Development and Results
Once the architecture was decided, development was relatively straightforward. I used the opportunity filters to quickly retrieve matching opportunities from an Elasticsearch engine. I then integrated with other internal services to construct the negotiation based on the filtered opportunities.
I completed the development and unit testing of the project before reaching the midpoint of my internship. The feedback I received from my team was positive, and I was ready to present the prototype to the vendor managers for their input.
Project 2: Upgrading the Database for Complex Searches
In my description of Project 1, I mentioned using an Elasticsearch database for finding matching opportunities. While that approach worked well, it only covered about a quarter of the opportunities. The rest were stored in a DynamoDB database. However, DynamoDB, being a non-relational database, lacked the ability to perform the complex searches required for my API. Therefore, my second project focused on upgrading the DynamoDB database to one that could support more complex reads, both for my API and future projects on our team’s roadmap.

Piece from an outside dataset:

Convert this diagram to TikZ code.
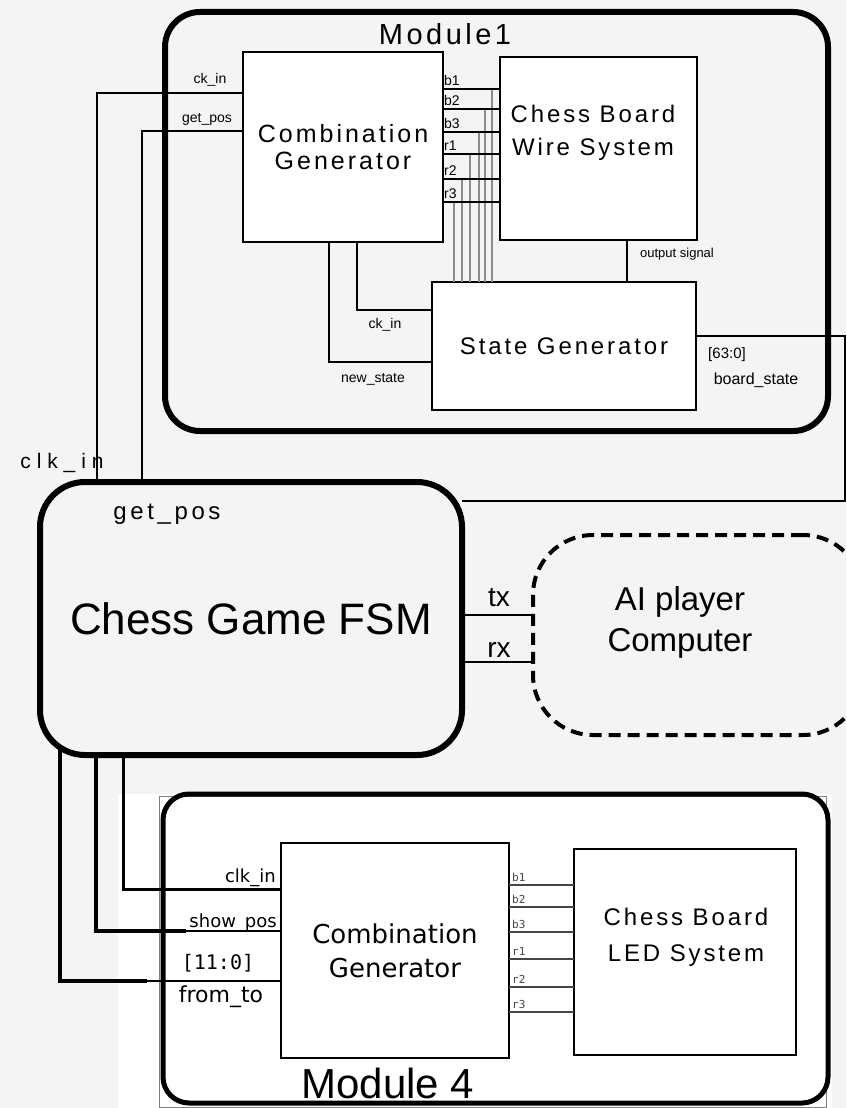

Choosing the Right Database
This project was more technically challenging and allowed me to learn a lot. The first step was deciding what type of database to use. I considered non-relational, relational, and analytical engines.
Non-Relational Databases
On the non-relational side, options like DynamoDB and MongoDB are popular. These databases store data in flexible formats like JSON, which is great for flexibility because the objects don't need to have a predefined structure. However, this flexibility comes at a cost. Complex searches are difficult because DynamoDB, for example, operates essentially as a key-value store. It allows reads, writes, and updates by opportunity ID but doesn’t support advanced searching. MongoDB offers slightly more advanced searching capabilities, but its limited number of indexes means complex queries are still restricted. For our team's use cases, these non-relational options weren’t sufficient.
Relational Databases
Relational databases, such as MySQL, PostgreSQL, Oracle, and IBM Db2, store data in tables with rows and columns. The objects are mapped to rows, and relationships can be created between different tables. While relational databases excel in handling structured data and complex queries, they do have some drawbacks. The rigid schema requires every object to be mapped to a row, and fields that aren't used in every data object are often set to null. Additionally, traditional relational databases have historically had storage limitations. However, cloud services like AWS have significantly increased these limits. For example, Amazon Aurora can handle up to 128 TB of data, which is far more than our team's current storage needs of less than 1 TB.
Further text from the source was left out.